/MC-3C_scripts

Scripts used to process and analyse the data in the MC-3C paper

Primary LanguageR

# Cwalk analysis pipeline README

Author: Filipe Tavares-Cadete

## Introduction

The pipeline to analyse the Dekker lab Cwalk data consists of several steps:
	1) Processing of raw PacBio data into fastq files;
	2) Processing of fastq files to separate into interaction fragments;
	3) Mapping of interaction fragments;
	4) Assembly of alignments into walks;
	5) Preparing data frames with detailed walk information;
	6) Preparing walk permutations;
	7) Scripts for plotting.

## Step requirements

All steps can be achieved on a Unix environment on a normal workstation, unless specifically noted.

### 1) Processing of raw PacBio data into fastq files;

This step requires the SMRT Analysis software by Pacific Biosystems running on a Unix environment.

## 2) Processing of fastq files to separate into interaction fragments;

This step uses the 'digest_roi.py' script and requires Python 2.7 with the Bio package installed.

## 3) Mapping of interaction fragments

This step requires bwa-mem version 0.7.12 and samtools version 1.3 installed.
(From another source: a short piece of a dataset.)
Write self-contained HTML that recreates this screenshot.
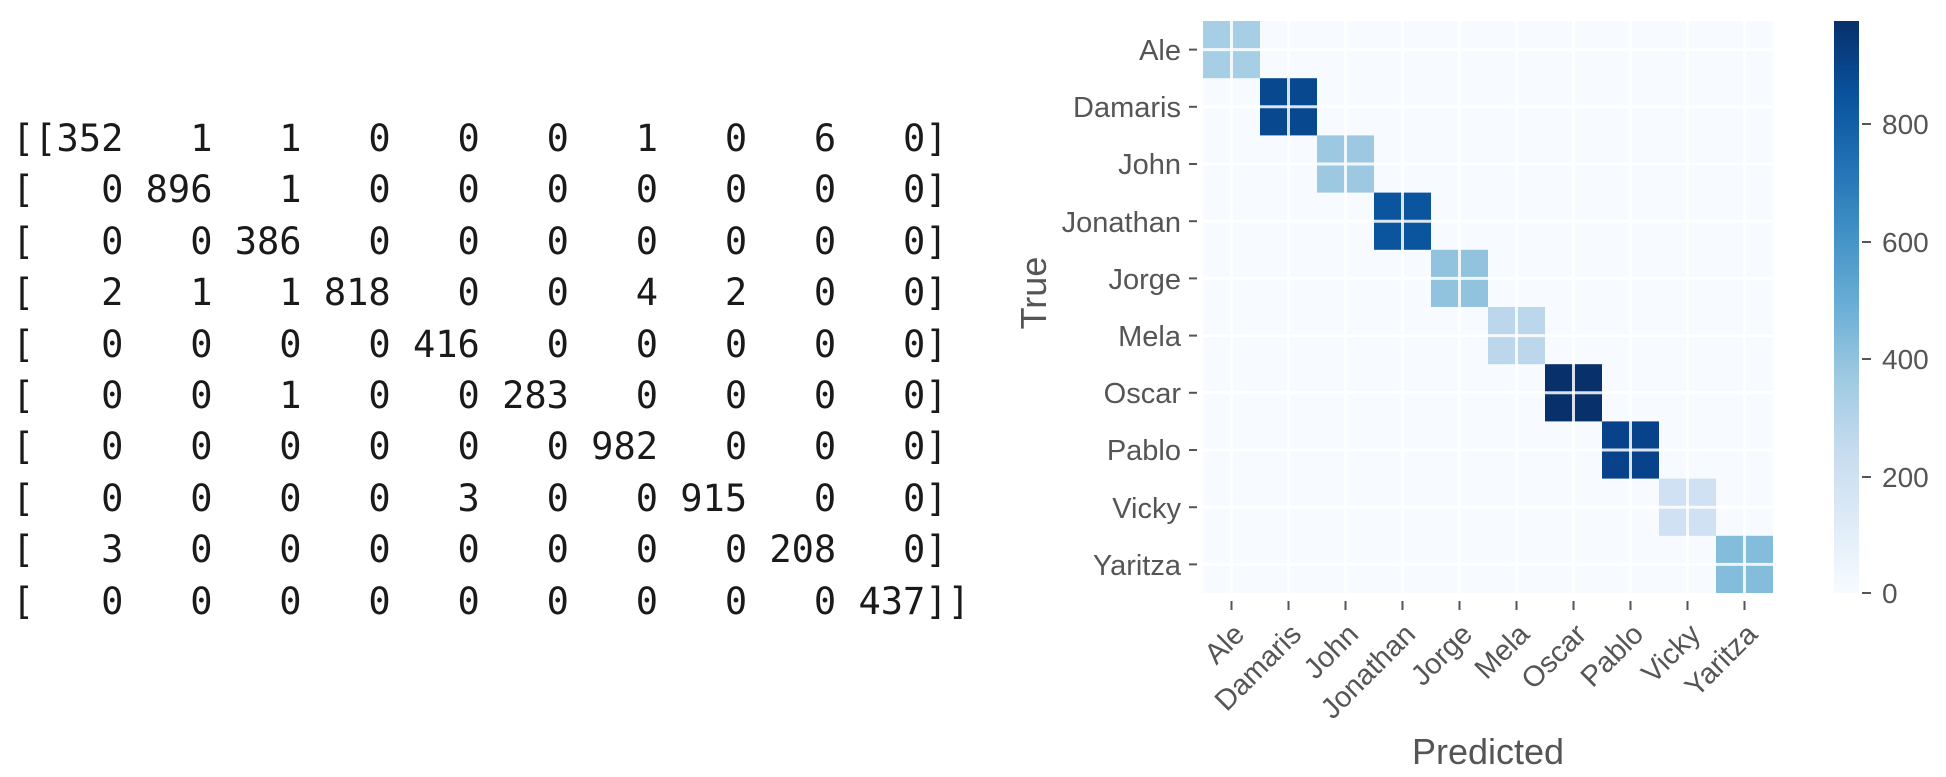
<!DOCTYPE html>
<html><head><meta charset="utf-8"><style>
html,body{margin:0;padding:0;background:#fff;width:1946px;height:777px;overflow:hidden;position:relative}
pre{position:absolute;left:12px;top:113px;margin:0;font-family:"DejaVu Sans Mono","Liberation Mono",monospace;font-size:37px;line-height:51.4px;color:#1a1a1a}
svg{position:absolute;left:0;top:0}
</style></head><body>
<pre>[[352   1   1   0   0   0   1   0   6   0]
[   0 896   1   0   0   0   0   0   0   0]
[   0   0 386   0   0   0   0   0   0   0]
[   2   1   1 818   0   0   4   2   0   0]
[   0   0   0   0 416   0   0   0   0   0]
[   0   0   1   0   0 283   0   0   0   0]
[   0   0   0   0   0   0 982   0   0   0]
[   0   0   0   0   3   0   0 915   0   0]
[   3   0   0   0   0   0   0   0 208   0]
[   0   0   0   0   0   0   0   0   0 437]]</pre>
<svg width="1946" height="777" xmlns="http://www.w3.org/2000/svg" font-family="Liberation Sans, sans-serif">
<defs><linearGradient id="cb" x1="0" y1="1" x2="0" y2="0">
<stop offset="0" stop-color="#f7fbff"/><stop offset="0.125" stop-color="#deebf7"/><stop offset="0.25" stop-color="#c6dbef"/><stop offset="0.375" stop-color="#9ecae1"/><stop offset="0.5" stop-color="#6baed6"/><stop offset="0.625" stop-color="#4292c6"/><stop offset="0.75" stop-color="#2171b5"/><stop offset="0.875" stop-color="#08519c"/><stop offset="1" stop-color="#08306b"/></linearGradient></defs>
<rect x="1203" y="21" width="570" height="572" fill="#f7fbff"/>
<g>
<rect x="1203" y="21" width="57" height="57.2" fill="#a6cee4"/>
<rect x="1260" y="78.2" width="57" height="57.2" fill="#08488e"/>
<rect x="1317" y="135.4" width="57" height="57.2" fill="#9cc9e1"/>
<rect x="1374" y="192.6" width="57" height="57.2" fill="#0b559f"/>
<rect x="1431" y="249.8" width="57" height="57.2" fill="#91c3de"/>
<rect x="1488" y="307" width="57" height="57.2" fill="#bcd7eb"/>
<rect x="1545" y="364.2" width="57" height="57.2" fill="#08306b"/>
<rect x="1602" y="421.4" width="57" height="57.2" fill="#08428a"/>
<rect x="1659" y="478.6" width="57" height="57.2" fill="#cfe1f2"/>
<rect x="1716" y="535.8" width="57" height="57.2" fill="#84bcdb"/>
</g>
<g stroke="#ffffff" stroke-opacity="0.85" stroke-width="3">
<line x1="1231.5" y1="21" x2="1231.5" y2="593"/><line x1="1288.5" y1="21" x2="1288.5" y2="593"/><line x1="1345.5" y1="21" x2="1345.5" y2="593"/><line x1="1402.5" y1="21" x2="1402.5" y2="593"/><line x1="1459.5" y1="21" x2="1459.5" y2="593"/><line x1="1516.5" y1="21" x2="1516.5" y2="593"/><line x1="1573.5" y1="21" x2="1573.5" y2="593"/><line x1="1630.5" y1="21" x2="1630.5" y2="593"/><line x1="1687.5" y1="21" x2="1687.5" y2="593"/><line x1="1744.5" y1="21" x2="1744.5" y2="593"/>
<line x1="1203" y1="49.6" x2="1773" y2="49.6"/><line x1="1203" y1="106.8" x2="1773" y2="106.8"/><line x1="1203" y1="164" x2="1773" y2="164"/><line x1="1203" y1="221.2" x2="1773" y2="221.2"/><line x1="1203" y1="278.4" x2="1773" y2="278.4"/><line x1="1203" y1="335.6" x2="1773" y2="335.6"/><line x1="1203" y1="392.8" x2="1773" y2="392.8"/><line x1="1203" y1="450" x2="1773" y2="450"/><line x1="1203" y1="507.2" x2="1773" y2="507.2"/><line x1="1203" y1="564.4" x2="1773" y2="564.4"/>
</g>
<g stroke="#555" stroke-width="2">
<line x1="1189" y1="49.6" x2="1197" y2="49.6"/><line x1="1189" y1="106.8" x2="1197" y2="106.8"/><line x1="1189" y1="164" x2="1197" y2="164"/><line x1="1189" y1="221.2" x2="1197" y2="221.2"/><line x1="1189" y1="278.4" x2="1197" y2="278.4"/><line x1="1189" y1="335.6" x2="1197" y2="335.6"/><line x1="1189" y1="392.8" x2="1197" y2="392.8"/><line x1="1189" y1="450" x2="1197" y2="450"/><line x1="1189" y1="507.2" x2="1197" y2="507.2"/><line x1="1189" y1="564.4" x2="1197" y2="564.4"/>
<line x1="1231.5" y1="601" x2="1231.5" y2="610"/><line x1="1288.5" y1="601" x2="1288.5" y2="610"/><line x1="1345.5" y1="601" x2="1345.5" y2="610"/><line x1="1402.5" y1="601" x2="1402.5" y2="610"/><line x1="1459.5" y1="601" x2="1459.5" y2="610"/><line x1="1516.5" y1="601" x2="1516.5" y2="610"/><line x1="1573.5" y1="601" x2="1573.5" y2="610"/><line x1="1630.5" y1="601" x2="1630.5" y2="610"/><line x1="1687.5" y1="601" x2="1687.5" y2="610"/><line x1="1744.5" y1="601" x2="1744.5" y2="610"/>
<line x1="1862" y1="124" x2="1871" y2="124"/><line x1="1862" y1="242" x2="1871" y2="242"/><line x1="1862" y1="359" x2="1871" y2="359"/><line x1="1862" y1="477" x2="1871" y2="477"/><line x1="1862" y1="593" x2="1871" y2="593"/>
</g>
<g fill="#555" font-size="29" text-anchor="end">
<text x="1181" y="60">Ale</text><text x="1181" y="117">Damaris</text><text x="1181" y="174">John</text><text x="1181" y="232">Jonathan</text><text x="1181" y="289">Jorge</text><text x="1181" y="346">Mela</text><text x="1181" y="403">Oscar</text><text x="1181" y="460">Pablo</text><text x="1181" y="518">Vicky</text><text x="1181" y="575">Yaritza</text>
</g>
<g fill="#555" font-size="29" text-anchor="end">
<text transform="translate(1246,636) rotate(-45)">Ale</text>
<text transform="translate(1303,636) rotate(-45)">Damaris</text>
<text transform="translate(1360,636) rotate(-45)">John</text>
<text transform="translate(1417,636) rotate(-45)">Jonathan</text>
<text transform="translate(1474,636) rotate(-45)">Jorge</text>
<text transform="translate(1531,636) rotate(-45)">Mela</text>
<text transform="translate(1588,636) rotate(-45)">Oscar</text>
<text transform="translate(1645,636) rotate(-45)">Pablo</text>
<text transform="translate(1702,636) rotate(-45)">Vicky</text>
<text transform="translate(1759,636) rotate(-45)">Yaritza</text>
</g>
<text x="1488" y="764" fill="#555" font-size="36" text-anchor="middle">Predicted</text>
<text transform="translate(1046,293) rotate(-90)" fill="#555" font-size="36" text-anchor="middle">True</text>
<rect x="1834" y="21" width="25" height="572" fill="url(#cb)"/>
<g fill="#555" font-size="28">
<text x="1882" y="134">800</text><text x="1882" y="252">600</text><text x="1882" y="369">400</text><text x="1882" y="487">200</text><text x="1882" y="603">0</text>
</g>
</svg>
</body></html>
Exact parameters are found on 'launch_bwa_mem.sh'. For faster run-time, a machine with a large number of cores (32 or above) and large memory (32Gb or above) is recommended.

## Assembly of alignments into walks

This step is done with the 'reduce_frag_mappings.R' script, running R 3.5.0 or later, with the BioConductor GenomicRanges package installed.

## 5) Preparing data frames with detailed walk information

This step is done with the 'interactions_to_usable_frame_stricter.R' and 'interactions_to_usable_frame_keep_NAs.R' scripts. They require R 3.5.0 or later, with the GenomicRanges, rtracklayer, and tidyverse packages installed.

## 6) Preparing walk permutations

This step is done through the 'launch_permutations.sh' script. For faster results the use of a machine with 32 cores and 64Gb of RAM is recommended.

## 7) Scripts for plotting

Plotting was done in R, version 3.5.0 or later, with the tidyverse, cowplot and gridExtra packaged installed.